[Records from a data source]
+--
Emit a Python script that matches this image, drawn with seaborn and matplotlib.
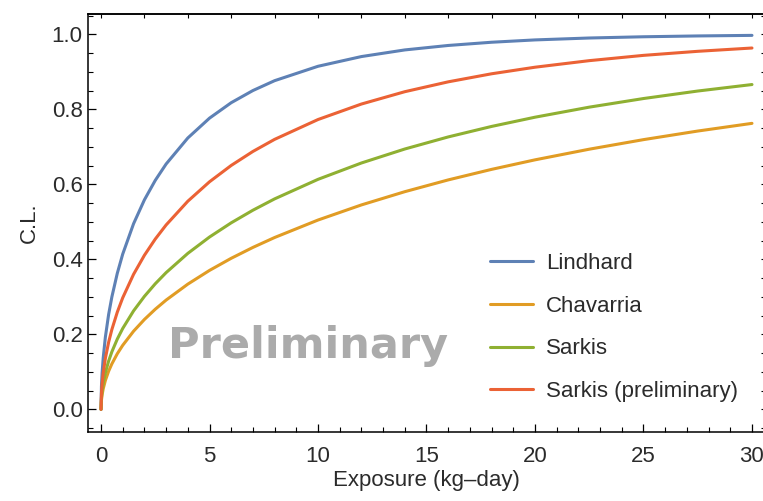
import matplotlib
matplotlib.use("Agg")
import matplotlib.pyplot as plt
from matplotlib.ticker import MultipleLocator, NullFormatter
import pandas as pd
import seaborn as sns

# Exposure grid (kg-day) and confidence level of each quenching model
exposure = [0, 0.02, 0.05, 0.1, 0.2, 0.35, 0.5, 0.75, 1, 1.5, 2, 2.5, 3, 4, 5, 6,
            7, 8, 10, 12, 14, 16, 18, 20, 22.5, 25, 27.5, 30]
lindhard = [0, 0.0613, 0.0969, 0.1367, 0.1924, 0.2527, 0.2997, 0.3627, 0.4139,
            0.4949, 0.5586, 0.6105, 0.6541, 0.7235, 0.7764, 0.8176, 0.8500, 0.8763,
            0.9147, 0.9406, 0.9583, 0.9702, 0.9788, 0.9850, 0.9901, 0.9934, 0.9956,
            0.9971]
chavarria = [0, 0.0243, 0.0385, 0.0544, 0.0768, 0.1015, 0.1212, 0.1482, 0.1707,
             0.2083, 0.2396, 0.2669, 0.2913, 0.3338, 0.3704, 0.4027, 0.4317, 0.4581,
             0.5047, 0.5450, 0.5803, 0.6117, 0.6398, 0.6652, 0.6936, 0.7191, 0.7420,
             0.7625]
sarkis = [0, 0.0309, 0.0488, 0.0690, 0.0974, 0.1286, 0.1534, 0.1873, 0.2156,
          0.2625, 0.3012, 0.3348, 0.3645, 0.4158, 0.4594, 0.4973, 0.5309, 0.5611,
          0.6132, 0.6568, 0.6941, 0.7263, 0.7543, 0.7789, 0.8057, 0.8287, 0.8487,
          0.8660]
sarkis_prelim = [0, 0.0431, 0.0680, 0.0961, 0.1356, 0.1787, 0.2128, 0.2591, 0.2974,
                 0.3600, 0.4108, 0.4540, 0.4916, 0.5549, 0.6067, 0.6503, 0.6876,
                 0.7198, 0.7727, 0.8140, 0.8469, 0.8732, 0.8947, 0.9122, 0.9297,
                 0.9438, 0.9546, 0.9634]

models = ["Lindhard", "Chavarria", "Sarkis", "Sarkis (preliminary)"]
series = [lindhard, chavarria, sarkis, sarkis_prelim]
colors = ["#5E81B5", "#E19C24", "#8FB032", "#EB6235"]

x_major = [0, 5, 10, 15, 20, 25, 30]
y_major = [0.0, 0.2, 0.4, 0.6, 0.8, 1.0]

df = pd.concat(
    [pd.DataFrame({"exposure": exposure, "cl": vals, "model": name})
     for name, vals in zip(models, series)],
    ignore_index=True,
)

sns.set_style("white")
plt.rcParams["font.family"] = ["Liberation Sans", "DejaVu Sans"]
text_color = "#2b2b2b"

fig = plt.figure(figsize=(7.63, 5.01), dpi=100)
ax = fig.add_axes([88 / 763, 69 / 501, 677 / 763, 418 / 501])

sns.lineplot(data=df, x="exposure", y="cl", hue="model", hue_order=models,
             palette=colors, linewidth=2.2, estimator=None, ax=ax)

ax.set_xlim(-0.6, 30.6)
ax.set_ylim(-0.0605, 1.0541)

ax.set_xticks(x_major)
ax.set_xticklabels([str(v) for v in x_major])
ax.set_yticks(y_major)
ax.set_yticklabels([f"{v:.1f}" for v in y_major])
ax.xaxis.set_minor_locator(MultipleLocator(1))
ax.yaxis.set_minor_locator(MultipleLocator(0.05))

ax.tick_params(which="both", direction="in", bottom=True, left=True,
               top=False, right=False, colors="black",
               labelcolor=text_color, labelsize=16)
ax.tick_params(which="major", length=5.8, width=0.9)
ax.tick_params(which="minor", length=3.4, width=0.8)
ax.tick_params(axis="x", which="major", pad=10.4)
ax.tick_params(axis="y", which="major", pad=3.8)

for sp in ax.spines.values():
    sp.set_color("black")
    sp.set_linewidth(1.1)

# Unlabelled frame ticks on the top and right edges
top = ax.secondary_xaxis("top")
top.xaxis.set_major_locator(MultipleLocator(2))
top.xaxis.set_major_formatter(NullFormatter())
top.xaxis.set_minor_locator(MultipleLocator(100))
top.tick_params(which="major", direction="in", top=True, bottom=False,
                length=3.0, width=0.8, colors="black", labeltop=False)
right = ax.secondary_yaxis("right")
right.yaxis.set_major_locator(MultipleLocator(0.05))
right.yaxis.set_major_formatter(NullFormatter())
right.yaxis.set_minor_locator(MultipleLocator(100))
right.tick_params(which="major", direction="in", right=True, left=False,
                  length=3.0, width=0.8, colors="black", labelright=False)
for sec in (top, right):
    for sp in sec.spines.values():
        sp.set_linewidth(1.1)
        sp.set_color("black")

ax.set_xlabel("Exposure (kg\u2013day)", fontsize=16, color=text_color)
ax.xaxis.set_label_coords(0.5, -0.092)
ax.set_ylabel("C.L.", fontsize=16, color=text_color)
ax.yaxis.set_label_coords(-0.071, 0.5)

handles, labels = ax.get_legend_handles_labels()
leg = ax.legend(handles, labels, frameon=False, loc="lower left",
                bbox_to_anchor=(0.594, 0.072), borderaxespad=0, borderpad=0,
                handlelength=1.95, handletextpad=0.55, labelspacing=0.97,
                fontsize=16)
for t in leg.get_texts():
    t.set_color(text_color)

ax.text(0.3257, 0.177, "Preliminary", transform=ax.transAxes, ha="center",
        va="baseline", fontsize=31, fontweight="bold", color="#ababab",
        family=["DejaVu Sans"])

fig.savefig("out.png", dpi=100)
+--
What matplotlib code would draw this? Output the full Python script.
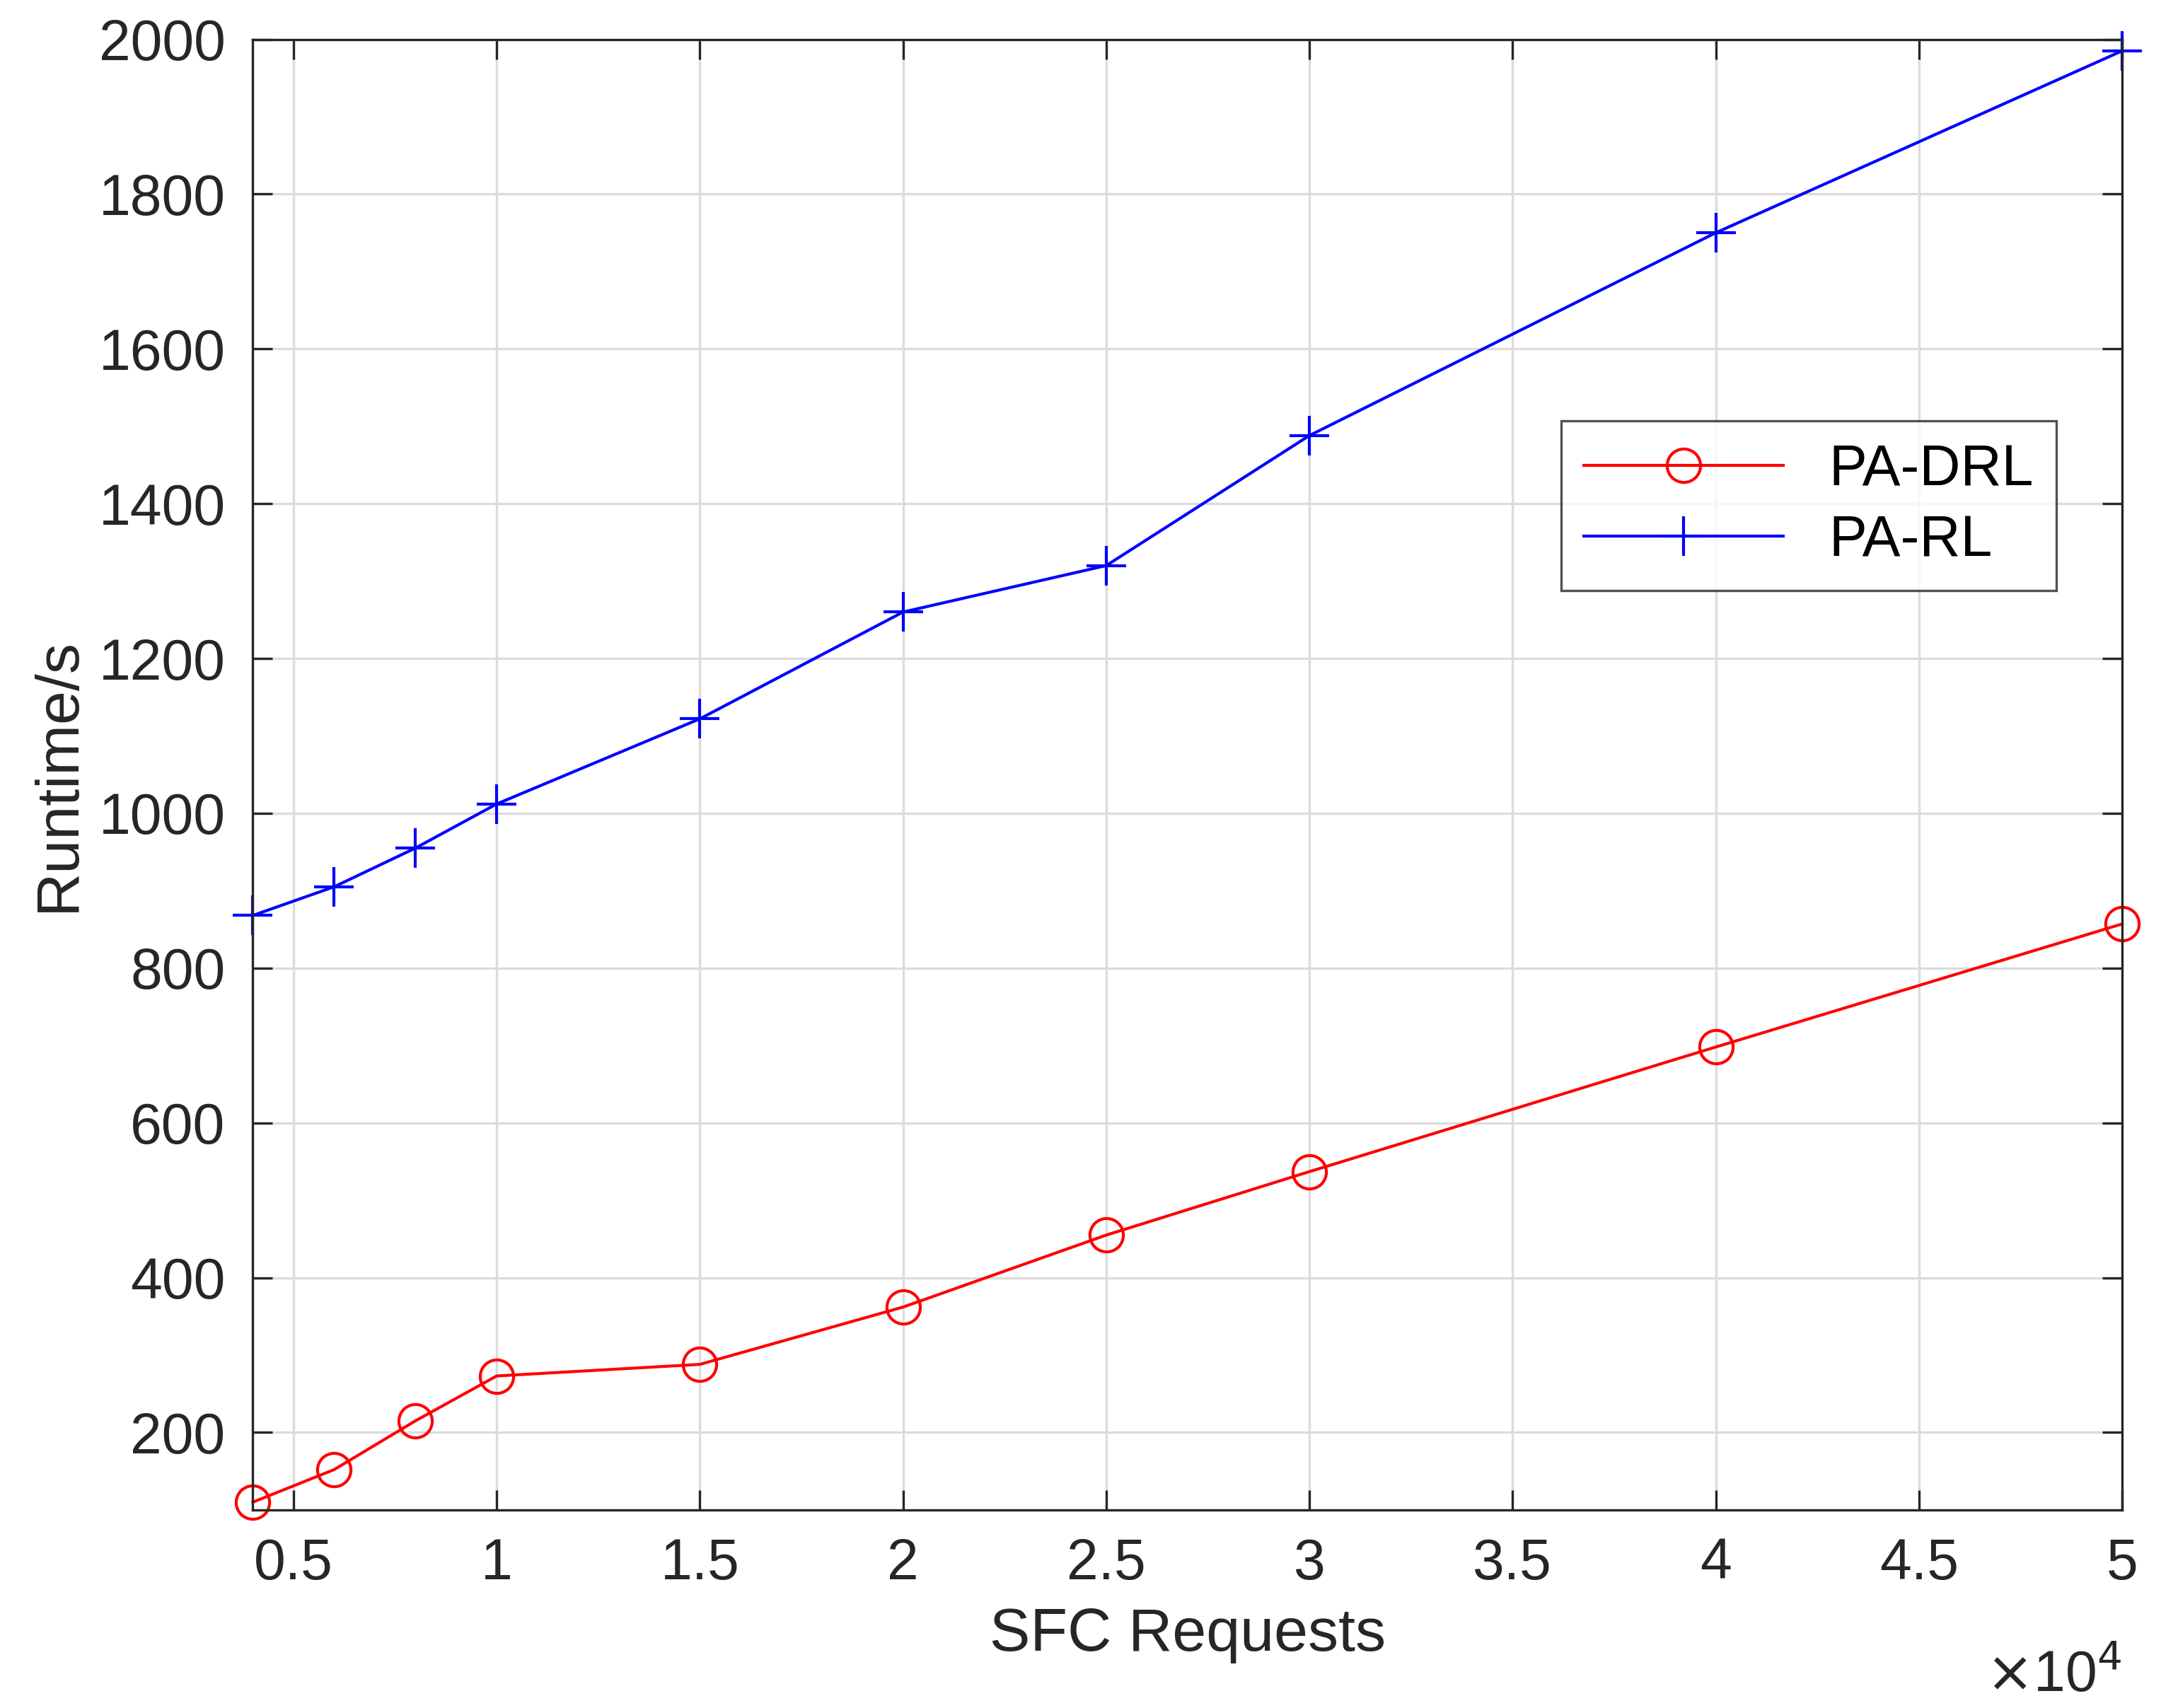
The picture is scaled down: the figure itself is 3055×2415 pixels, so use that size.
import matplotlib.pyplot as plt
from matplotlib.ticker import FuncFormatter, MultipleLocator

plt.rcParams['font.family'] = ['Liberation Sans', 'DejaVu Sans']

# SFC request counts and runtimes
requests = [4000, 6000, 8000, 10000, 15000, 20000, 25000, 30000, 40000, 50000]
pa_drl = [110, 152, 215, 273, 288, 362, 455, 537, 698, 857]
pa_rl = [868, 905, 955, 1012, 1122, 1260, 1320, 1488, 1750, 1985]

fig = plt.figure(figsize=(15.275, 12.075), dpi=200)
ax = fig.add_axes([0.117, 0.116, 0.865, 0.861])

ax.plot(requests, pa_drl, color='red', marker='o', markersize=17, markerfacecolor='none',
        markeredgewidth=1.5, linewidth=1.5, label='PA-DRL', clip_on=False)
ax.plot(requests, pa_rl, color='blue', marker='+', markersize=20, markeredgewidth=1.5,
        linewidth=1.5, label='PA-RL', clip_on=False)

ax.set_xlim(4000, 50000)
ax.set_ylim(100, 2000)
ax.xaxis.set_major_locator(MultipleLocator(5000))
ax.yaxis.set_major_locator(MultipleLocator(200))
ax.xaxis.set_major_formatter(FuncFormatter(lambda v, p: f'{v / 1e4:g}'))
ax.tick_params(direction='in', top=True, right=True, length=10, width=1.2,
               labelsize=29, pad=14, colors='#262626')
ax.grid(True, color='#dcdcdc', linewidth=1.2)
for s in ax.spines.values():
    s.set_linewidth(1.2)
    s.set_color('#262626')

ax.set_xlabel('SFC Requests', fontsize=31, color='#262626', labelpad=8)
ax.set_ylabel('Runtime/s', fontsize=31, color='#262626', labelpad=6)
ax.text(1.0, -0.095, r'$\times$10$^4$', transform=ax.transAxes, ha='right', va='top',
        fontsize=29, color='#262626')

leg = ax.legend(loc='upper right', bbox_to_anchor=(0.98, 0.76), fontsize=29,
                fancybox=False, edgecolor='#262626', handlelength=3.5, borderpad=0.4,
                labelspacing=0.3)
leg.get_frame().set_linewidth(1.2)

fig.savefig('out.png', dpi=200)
+--
WHAT NEEDS TO BE DONE:
Skip all pictures. Retype exactly the span whose first line is the one with "What matplotlib code" and whose last line is the one with "plt.rcParams['font.family'] = ['Liberation".

TASK RESPONSE:
What matplotlib code would draw this? Output the full Python script.
The picture is scaled down: the figure itself is 3055×2415 pixels, so use that size.
import matplotlib.pyplot as plt
from matplotlib.ticker import FuncFormatter, MultipleLocator

plt.rcParams['font.family'] = ['Liberation Sans', 'DejaVu Sans']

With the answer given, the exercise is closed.